The African Community VS. Willis McCall
African-American soldiers returning to Florida, from military service at the end of WW II, found that, although they had taken part in changing the history of the world, their world was little changed.
Only 29 years before, in 1920,
the Ocoee Massacre had occurred, where the democratic white citizens of the city, together with groups from Orlando, murdered over 35 of the repulican black residents, who were trying to vote in Ocoee, and drove out the rest, until they had an all white town.
However, during and after WW II, in Lake County citrus was still king and Blacks were in high demand.
They were needed to work the groves, especially at harvest time, due to a shortage of labor caused by the war.
Groveland had become the center of Black activity in Lake County.
This was the world Sam Shepard and Walt Irvin returned to when they came back to their parents home in Groveland, after serving in the army.
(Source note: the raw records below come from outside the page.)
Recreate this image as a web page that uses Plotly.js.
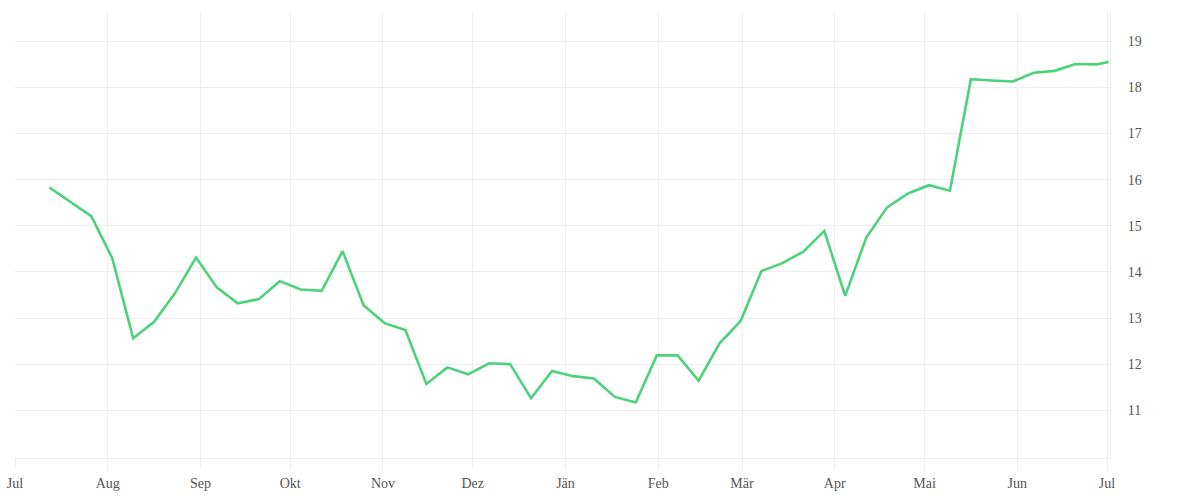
<!DOCTYPE html>
<html>
<head>
<meta charset="utf-8">
<script src="https://cdn.plot.ly/plotly-3.0.1.min.js"></script>
<style>html,body{margin:0;padding:0;background:#fff;}#chart{width:1200px;height:500px;}</style>
</head>
<body>
<div id="chart"></div>
<script>
const dates = [
  "2022-07-12 12:00","2022-07-19 12:00","2022-07-26 12:00","2022-08-02 12:00","2022-08-09 12:00","2022-08-16 12:00","2022-08-23 12:00","2022-08-30 12:00",
  "2022-09-06 12:00","2022-09-13 12:00","2022-09-20 12:00","2022-09-27 12:00","2022-10-04 12:00","2022-10-11 12:00","2022-10-18 12:00","2022-10-25 12:00",
  "2022-11-01 12:00","2022-11-08 12:00","2022-11-15 12:00","2022-11-22 12:00","2022-11-29 12:00","2022-12-06 12:00","2022-12-13 12:00","2022-12-20 12:00",
  "2022-12-27 12:00","2023-01-03 12:00","2023-01-10 12:00","2023-01-17 12:00","2023-01-24 12:00","2023-01-31 12:00","2023-02-07 12:00","2023-02-14 12:00",
  "2023-02-21 12:00","2023-02-28 12:00","2023-03-07 12:00","2023-03-14 12:00","2023-03-21 12:00","2023-03-28 12:00","2023-04-04 12:00","2023-04-11 12:00",
  "2023-04-18 12:00","2023-04-25 12:00","2023-05-02 12:00","2023-05-09 12:00","2023-05-16 12:00","2023-05-23 12:00","2023-05-30 12:00","2023-06-06 12:00",
  "2023-06-13 12:00","2023-06-20 12:00","2023-06-27 12:00","2023-07-01 14:00"
];
const values = [
  15.83,15.52,15.21,14.30,12.56,12.92,13.54,14.31,
  13.66,13.32,13.41,13.80,13.62,13.59,14.45,13.28,
  12.89,12.74,11.57,11.93,11.78,12.02,12.00,11.26,
  11.85,11.74,11.69,11.29,11.17,12.19,12.19,11.64,
  12.45,12.93,14.02,14.19,14.44,14.89,13.48,14.74,
  15.40,15.70,15.88,15.76,18.18,18.15,18.13,18.32,
  18.36,18.51,18.50,18.55
];
const monthTicks = ["2022-07-01","2022-08-01","2022-09-01","2022-10-01","2022-11-01","2022-12-01",
  "2023-01-01","2023-02-01","2023-03-01","2023-04-01","2023-05-01","2023-06-01","2023-07-01"];
const monthLabels = ["Jul","Aug","Sep","Okt","Nov","Dez","Jän","Feb","Mär","Apr","Mai","Jun","Jul"];
const yTicks = [11,12,13,14,15,16,17,18,19];

const trace = {
  x: dates, y: values, type: "scatter", mode: "lines",
  line: {color: "#4cd27a", width: 2.6},
  hoverinfo: "x+y"
};
const font = {family: "Liberation Serif, serif", size: 14, color: "#555"};
const layout = {
  width: 1200, height: 500,
  margin: {l: 15, r: 90, t: 12, b: 42},
  paper_bgcolor: "#fff", plot_bgcolor: "#fff",
  showlegend: false,
  font: font,
  xaxis: {
    type: "date",
    range: ["2022-07-01", "2023-07-02"],
    tickmode: "array", tickvals: monthTicks, ticktext: monthLabels,
    showgrid: true, gridcolor: "#eeeeee", gridwidth: 1,
    ticks: "outside", ticklen: 10, tickcolor: "#eeeeee", tickwidth: 1,
    ticklabelstandoff: 2,
    showline: true, linecolor: "#eeeeee", linewidth: 1,
    zeroline: false, tickfont: font
  },
  yaxis: {
    side: "right",
    range: [9.965, 19.636],
    tickmode: "array", tickvals: yTicks, ticktext: yTicks.map(String),
    showgrid: true, gridcolor: "#eeeeee", gridwidth: 1,
    ticks: "", ticklabelstandoff: 14,
    showline: true, linecolor: "#eeeeee", linewidth: 1, mirror: false,
    zeroline: false, tickfont: font
  }
};
Plotly.newPlot("chart", [trace], layout, {displayModeBar: false, staticPlot: true});
</script>
</body>
</html>
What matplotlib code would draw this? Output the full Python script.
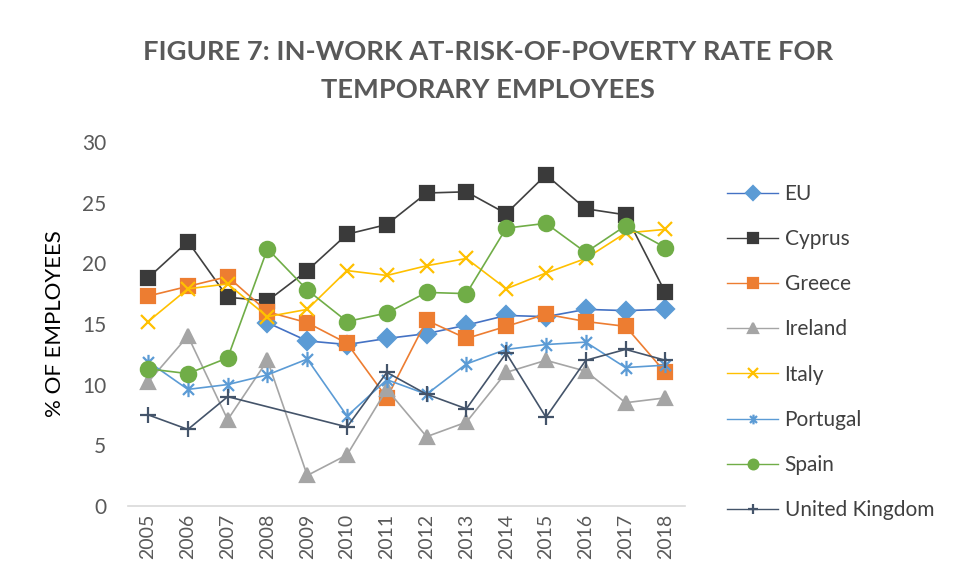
import numpy as np
import matplotlib
matplotlib.use('Agg')
import matplotlib.pyplot as plt
from matplotlib.path import Path

plt.rcParams['font.family'] = ['Lato', 'DejaVu Sans']

years = ['2005', '2006', '2007', '2008', '2009', '2010', '2011',
         '2012', '2013', '2014', '2015', '2016', '2017', '2018']
nan = np.nan

# values (% of employees)
eu = [nan, nan, nan, 15.1, 13.6, 13.3, 13.8, 14.2, 14.9, 15.7, 15.6, 16.2, 16.1, 16.2]
cyprus = [18.8, 21.8, 17.2, 16.9, 19.4, 22.4, 23.2, 25.8, 25.9, 24.1, 27.3, 24.5, 24.0, 17.6]
greece = [17.3, 18.1, 18.9, 16.0, 15.1, 13.4, 8.9, 15.3, 13.8, 14.8, 15.8, 15.2, 14.8, 11.0]
ireland = [10.2, 14.0, 7.1, 12.0, 2.5, 4.2, 9.6, 5.7, 6.9, 11.0, 12.0, 11.1, 8.5, 8.9]
italy = [15.2, 17.9, 18.3, 15.6, 16.2, 19.4, 19.0, 19.8, 20.4, 17.9, 19.2, 20.4, 22.5, 22.8]
portugal = [11.9, 9.6, 10.0, 10.8, 12.1, 7.4, 10.4, 9.2, 11.7, 12.9, 13.3, 13.5, 11.4, 11.6]
spain = [11.3, 10.9, 12.2, 21.2, 17.8, 15.2, 15.9, 17.6, 17.5, 22.9, 23.3, 20.9, 23.1, 21.3]
uk = [7.5, 6.3, 9.0, nan, nan, 6.5, 11.0, 9.2, 8.0, 12.6, 7.3, 12.0, 12.9, 12.0]

# excel style asterisk: vertical bar plus an x
star = Path([(0, -1), (0, 1), (-0.72, -0.72), (0.72, 0.72), (-0.72, 0.72), (0.72, -0.72)],
            [Path.MOVETO, Path.LINETO, Path.MOVETO, Path.LINETO, Path.MOVETO, Path.LINETO])

series = [
    ('EU', eu, '#4472C4', '#5B9BD5', 'D', 9),
    ('Cyprus', cyprus, '#404040', '#3A3A3A', 's', 10),
    ('Greece', greece, '#ED7D31', '#ED7D31', 's', 10),
    ('Ireland', ireland, '#A5A5A5', '#A5A5A5', '^', 10),
    ('Italy', italy, '#FFC000', '#FFC000', 'x', 10),
    ('Portugal', portugal, '#5B9BD5', '#5B9BD5', star, 11),
    ('Spain', spain, '#70AD47', '#70AD47', 'o', 11),
    ('United Kingdom', uk, '#44546A', '#44546A', '+', 11),
]

fig = plt.figure(figsize=(9.57, 5.8), dpi=100)
ax = fig.add_axes([0.134, 0.128, 0.582, 0.627])

x = np.arange(len(years))
for name, vals, lc, mc, mk, ms in series:
    v = np.array(vals, dtype=float)
    ok = ~np.isnan(v)
    ax.plot(x[ok], v[ok], color=lc, linewidth=1.2, marker=mk, markersize=ms,
            markerfacecolor=mc, markeredgecolor=mc, markeredgewidth=1.6, label=name)

ax.set_xlim(-0.5, len(years) - 0.5)
ax.set_ylim(0, 30)
ax.set_yticks(range(0, 31, 5))
ax.set_xticks(x)
ax.set_xticklabels(years, rotation=90, fontsize=14, color='#595959')
ax.tick_params(axis='y', labelsize=15, labelcolor='#595959', length=0, pad=16)
ax.tick_params(axis='x', length=0, pad=6)
for s in ['top', 'right', 'left']:
    ax.spines[s].set_visible(False)
ax.spines['bottom'].set_color('#D9D9D9')
ax.spines['bottom'].set_linewidth(1.2)

ax.set_ylabel('% OF EMPLOYEES', fontsize=16, labelpad=12)

fig.text(0.51, 0.878, 'FIGURE 7: IN-WORK AT-RISK-OF-POVERTY RATE FOR\nTEMPORARY EMPLOYEES',
         ha='center', va='center', fontsize=19.6, fontweight='bold', color='#595959',
         linespacing=1.72)

leg = fig.legend(loc='upper left', bbox_to_anchor=(0.760, 0.683), frameon=False, fontsize=15,
                 labelspacing=1.21, handlelength=2.45, handletextpad=0.3,
                 borderaxespad=0, borderpad=0, labelcolor='#404040')
for h in leg.legend_handles:
    h.set_markersize(7)
    h.set_linewidth(1.0)

fig.savefig('out.png', dpi=100)
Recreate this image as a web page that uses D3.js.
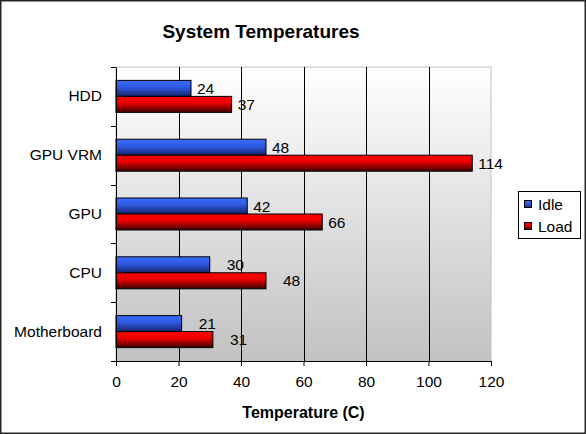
<!DOCTYPE html>
<html>
<head>
<meta charset="utf-8">
<script src="https://cdn.jsdelivr.net/npm/d3@7/dist/d3.min.js"></script>
<style>
  html, body { margin: 0; padding: 0; background: #fff; }
  text { font-family: "Liberation Sans", Arial, sans-serif; fill: #000; }
</style>
</head>
<body>
<div id="chart"></div>
<script>
// data, top to bottom
var categories = ["HDD", "GPU VRM", "GPU", "CPU", "Motherboard"];
var idle = [24, 48, 42, 30, 21];
var load = [37, 114, 66, 48, 31];
var seriesNames = ["Idle", "Load"];
var xTicks = [0, 20, 40, 60, 80, 100, 120];

// label nudges (px) as placed in the original
var labelGap = [6, 6, 6, 17, 17];

var W = 586, H = 434;
var plot = { left: 116, right: 491, top: 67, bottom: 361 };
var barH = 16;
var fs = "15.5px";

var svg = d3.select("#chart").append("svg")
    .attr("width", W)
    .attr("height", H);

var defs = svg.append("defs");

var bg = defs.append("linearGradient").attr("id", "bg")
    .attr("x1", 0).attr("y1", 0).attr("x2", 0).attr("y2", 1);
bg.append("stop").attr("offset", "0%").attr("stop-color", "#ffffff");
bg.append("stop").attr("offset", "100%").attr("stop-color", "#c2c2c2");

var gBlue = defs.append("linearGradient").attr("id", "gIdle")
    .attr("x1", 0).attr("y1", 0).attr("x2", 0).attr("y2", 1);
gBlue.append("stop").attr("offset", "0%").attr("stop-color", "#3a6cff");
gBlue.append("stop").attr("offset", "45%").attr("stop-color", "#2e58e0");
gBlue.append("stop").attr("offset", "100%").attr("stop-color", "#16246a");

var gRed = defs.append("linearGradient").attr("id", "gLoad")
    .attr("x1", 0).attr("y1", 0).attr("x2", 0).attr("y2", 1);
gRed.append("stop").attr("offset", "0%").attr("stop-color", "#ff0000");
gRed.append("stop").attr("offset", "40%").attr("stop-color", "#f00000");
gRed.append("stop").attr("offset", "100%").attr("stop-color", "#3a0000");

var fills = ["url(#gIdle)", "url(#gLoad)"];

// outer frame
svg.append("rect")
    .attr("x", 0.75).attr("y", 0.75)
    .attr("width", W - 1.5).attr("height", H - 1.5)
    .attr("fill", "#fff")
    .attr("stroke", "#262626")
    .attr("stroke-width", 1.5);

// title
svg.append("text")
    .attr("x", 261).attr("y", 38)
    .attr("text-anchor", "middle")
    .style("font-size", "19px")
    .style("font-weight", "bold")
    .text("System Temperatures");

var x = d3.scaleLinear().domain([0, 120]).range([plot.left, plot.right]);
var y = d3.scaleBand().domain(categories).range([plot.top, plot.bottom]);

// plot area
svg.append("rect")
    .attr("x", plot.left).attr("y", plot.top)
    .attr("width", plot.right - plot.left)
    .attr("height", plot.bottom - plot.top)
    .attr("fill", "url(#bg)")
    .attr("stroke", "#c0c0c0")
    .attr("stroke-width", 1);

// gridlines
svg.append("g").selectAll("line")
    .data(xTicks.slice(1, -1))
    .join("line")
    .attr("x1", function (d) { return Math.round(x(d)) + 0.5; })
    .attr("x2", function (d) { return Math.round(x(d)) + 0.5; })
    .attr("y1", plot.top)
    .attr("y2", plot.bottom)
    .attr("stroke", "#000")
    .attr("stroke-width", 1);

// bars
var rows = categories.map(function (c, i) {
    return { cat: c, vals: [idle[i], load[i]], gap: labelGap[i] };
});

var row = svg.append("g").selectAll("g")
    .data(rows)
    .join("g")
    .attr("transform", function (d) {
        return "translate(0," + (y(d.cat) + y.bandwidth() / 2) + ")";
    });

row.selectAll("rect")
    .data(function (d) { return d.vals; })
    .join("rect")
    .attr("x", x(0))
    .attr("y", function (d, j) { return j === 0 ? -barH : 0; })
    .attr("width", function (d) { return x(d) - x(0); })
    .attr("height", barH)
    .attr("fill", function (d, j) { return fills[j]; })
    .attr("stroke", "#000")
    .attr("stroke-width", 1);

row.selectAll("text")
    .data(function (d) { return d.vals.map(function (v) { return { v: v, gap: d.gap }; }); })
    .join("text")
    .attr("x", function (d) { return x(d.v) + d.gap; })
    .attr("y", function (d, j) { return j === 0 ? -barH / 2 : barH / 2; })
    .attr("dy", "0.36em")
    .style("font-size", fs)
    .text(function (d) { return d.v; });

// x axis
var xAxis = svg.append("g")
    .attr("transform", "translate(0," + plot.bottom + ")")
    .call(d3.axisBottom(x).tickValues(xTicks).tickSize(5).tickSizeOuter(0));
xAxis.select(".domain").attr("stroke", "#000");
xAxis.selectAll("text")
    .style("font-size", fs)
    .style("font-family", "Liberation Sans, Arial, sans-serif")
    .attr("y", 0)
    .attr("dy", "1.7em");

// y axis
var yAxis = svg.append("g")
    .attr("transform", "translate(" + plot.left + ",0)")
    .call(d3.axisLeft(y).tickSize(0).tickPadding(14));
yAxis.select(".domain").attr("stroke", "#000");
yAxis.selectAll("text")
    .style("font-size", fs)
    .style("font-family", "Liberation Sans, Arial, sans-serif");

// category separator ticks
svg.append("g").selectAll("line")
    .data(categories.concat(["end"]))
    .join("line")
    .attr("x1", plot.left - 5)
    .attr("x2", plot.left)
    .attr("y1", function (d, i) { return Math.round(plot.top + i * y.step()) + 0.5; })
    .attr("y2", function (d, i) { return Math.round(plot.top + i * y.step()) + 0.5; })
    .attr("stroke", "#000");

// axis title
svg.append("text")
    .attr("x", (plot.left + plot.right) / 2)
    .attr("y", 418)
    .attr("text-anchor", "middle")
    .style("font-size", "16px")
    .style("font-weight", "bold")
    .text("Temperature (C)");

// legend
var legend = svg.append("g").attr("transform", "translate(518,191)");
legend.append("rect")
    .attr("x", 0.5).attr("y", 0.5)
    .attr("width", 62).attr("height", 47)
    .attr("fill", "#fff")
    .attr("stroke", "#000");

var item = legend.selectAll("g.item")
    .data(seriesNames)
    .join("g")
    .attr("class", "item")
    .attr("transform", function (d, i) { return "translate(0," + (13 + i * 22) + ")"; });

item.append("rect")
    .attr("x", 6.5).attr("y", -3.5)
    .attr("width", 7).attr("height", 7)
    .attr("fill", function (d, i) { return fills[i]; })
    .attr("stroke", "#000");

item.append("text")
    .attr("x", 20)
    .attr("y", 0)
    .attr("dy", "0.36em")
    .style("font-size", fs)
    .text(function (d) { return d; });
</script>
</body>
</html>
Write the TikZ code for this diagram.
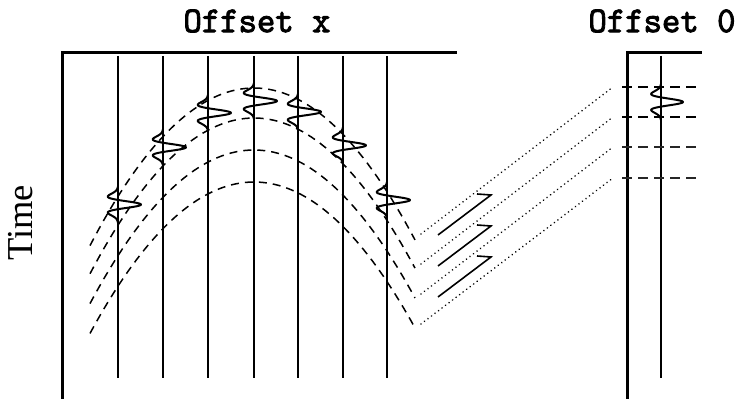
\documentclass[tikz,border=0pt]{standalone}
\usepackage{fontspec}
\usepackage{graphicx}
\newfontfamily\serifb{Liberation Serif}
\newfontfamily\ttb{lmmono10-regular.otf}[FakeBold=2.5]
\tikzset{
  frame/.style={line width=3pt, line cap=rect},
  trace/.style={line width=1.2pt},
  wavelet/.style={line width=2pt, line join=round},
  dashcurve/.style={line width=1.5pt, dash pattern=on 8pt off 6pt},
  dotline/.style={line width=1.8pt, dash pattern=on 0.01pt off 4.4pt, line cap=round, black},
  hookline/.style={line width=1.6pt, line join=miter},
  zdash/.style={line width=1.4pt, dash pattern=on 10pt off 6pt},
  ttlabel/.style={font=\ttb\fontsize{35}{40}\selectfont, inner sep=0pt},
}
\begin{document}
\begin{tikzpicture}[x=1pt, y=-1pt]
\useasboundingbox (0,0) rectangle (740,403);
% labels
\node[ttlabel] (lx) at (257,21) {\scalebox{1}[1.04]{Offset x}};
\node[ttlabel] (l0) at (662,21) {\scalebox{1}[1.04]{Offset 0}};
\node[rotate=90, inner sep=0pt, font=\serifb\fontsize{36.5}{40}\selectfont] (lt) at (21,223) {Time};
% left frame
\draw[frame] (455,53) -- (62,53) -- (62,398);
% traces with wavelets
\foreach \X in {118,163,208,254,298,343,387} {
  \pgfmathsetmacro\dd{(\X-254)/10}
  \pgfmathsetmacro\yc{101+0.56*\dd*\dd}
  \pgfmathsetmacro\ya{\yc-18}
  \pgfmathsetmacro\yb{\yc+18}
  \draw[trace] (\X,56) -- (\X,378);
  \draw[wavelet] plot[domain=\ya:\yb, samples=90, variable=\s]
    ({\X+23*(1-2*pow(0.153*(\s-\yc),2))*exp(0-pow(0.153*(\s-\yc),2))},{\s});
}
% dashed moveout curves
\draw[dashcurve] plot[domain=-16.4:16.1, samples=70, variable=\s] ({254+10*\s},{88+0.586*\s*\s});
\draw[dashcurve] plot[domain=-16.4:16.1, samples=70, variable=\s] ({254+10*\s},{118+0.579*\s*\s});
\draw[dashcurve] plot[domain=-16.4:16.1, samples=70, variable=\s] ({254+10*\s},{150+0.571*\s*\s});
\draw[dashcurve] plot[domain=-16.4:16.1, samples=70, variable=\s] ({254+10*\s},{182+0.563*\s*\s});
% dotted connectors
\coordinate (d1) at (421,234);
\coordinate (d2) at (421,264);
\coordinate (d3) at (421,294);
\coordinate (d4) at (421,324);
\coordinate (z1) at (613,87);
\coordinate (z2) at (613,117);
\coordinate (z3) at (613,147);
\coordinate (z4) at (613,178);
\draw[dotline] (d1) -- (z1);
\draw[dotline] (d2) -- (z2);
\draw[dotline] (d3) -- (z3);
\draw[dotline] (d4) -- (z4);
% NMO strokes
\draw[hookline] (438,235) -- (491,195) -- (477,194);
\draw[hookline] (438,266) -- (491,226) -- (477,225);
\draw[hookline] (438,297) -- (491,257) -- (477,256);
% right frame
\draw[frame] (700,53) -- (627,53) -- (627,398);
\draw[trace] (661,56) -- (661,378);
\draw[wavelet] plot[domain=84:120, samples=90, variable=\s]
  ({661+22*(1-2*pow(0.153*(\s-102),2))*exp(0-pow(0.153*(\s-102),2))},{\s});
\draw[zdash] (622,87) -- (700,87);
\draw[zdash] (622,117) -- (700,117);
\draw[zdash, line width=1.8pt, black!85] (622,147) -- (700,147);
\draw[zdash, line width=1.8pt, black!85] (622,178) -- (700,178);
\end{tikzpicture}
\end{document}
Sam and Walt continued to wear their military uniforms, which immediately attracted the attention of Lake County Sheriff,
Willis McCall.
Sheriff McCall's scandals and brutal treatment of Blacks, throughout Lake County, had become widely known, thanks largely to the work of journalist
Mabel Norris Reese.
McCall bluntly told the pair of veterans, Shepard and Irvin, to remove their uniforms and get to work in the orange groves, but they refused.
In the early morning hours of July 16, 1949, Willie Padgett and his 17 year old wife were on their way home from a dance when their car stalled on a lonely backroad in Okahumpka.
What happens in the predawn hours remains a matter of dispute, but Willie claimed that four black men stopped to help them, attacked him and left him on the side of the road while they drove off with his wife.
She later told police that she had been raped.
Within hours, Greenlee, Shepherd and Irvin were in jail.
Thomas the 4th suspect avoided a posse, led by McCall, until he was shot and killed about 200 miles northwest of Lake County.
As word spread, a lynch mob gathered at the county jail in Tavares demanding that McCall turn the three over for their brand of instant justice.
According to a reporter, McCall had hidden the suspects in an orange grove, but told the mob the three had been transferred to the state prison.
McCall urged them to "let the law handle this calmly."
Even though the alleged attack happened in Okahumpka, the mob left Tavares and turned to the town of Groveland, which was home to a large African-American community.
Driving in a caravan, once they arrived the mob began shooting into Black homes and setting them on fire.
However, the local Blacks had been warned of the impending mob and fled the area before the they arrived.
On July 18, Governor Warren sent in the National Guard, taking six days to restore order.
The Guard stationed machine guns along the road leading into Groveland and Mascotte in order to to deter any more mob activity from entering Groveland.
Throughout the ordeal, journalist were sending out their reports from the nearest teletype office, which was in Groveland.
When newspapers began receiving reports of the incidents, they were marked as coming from Groveland, so they began headlining the articles with "The Groveland Four", even though most of the events occured near Okahumpka or Tavares, not Groveland.
The surviving three African-American young men were badly beaten into confessing and were wrongfully convicted in 1949, despite contrary evidence.
They were finally exonerated in 2016 by the Florida State Legislature.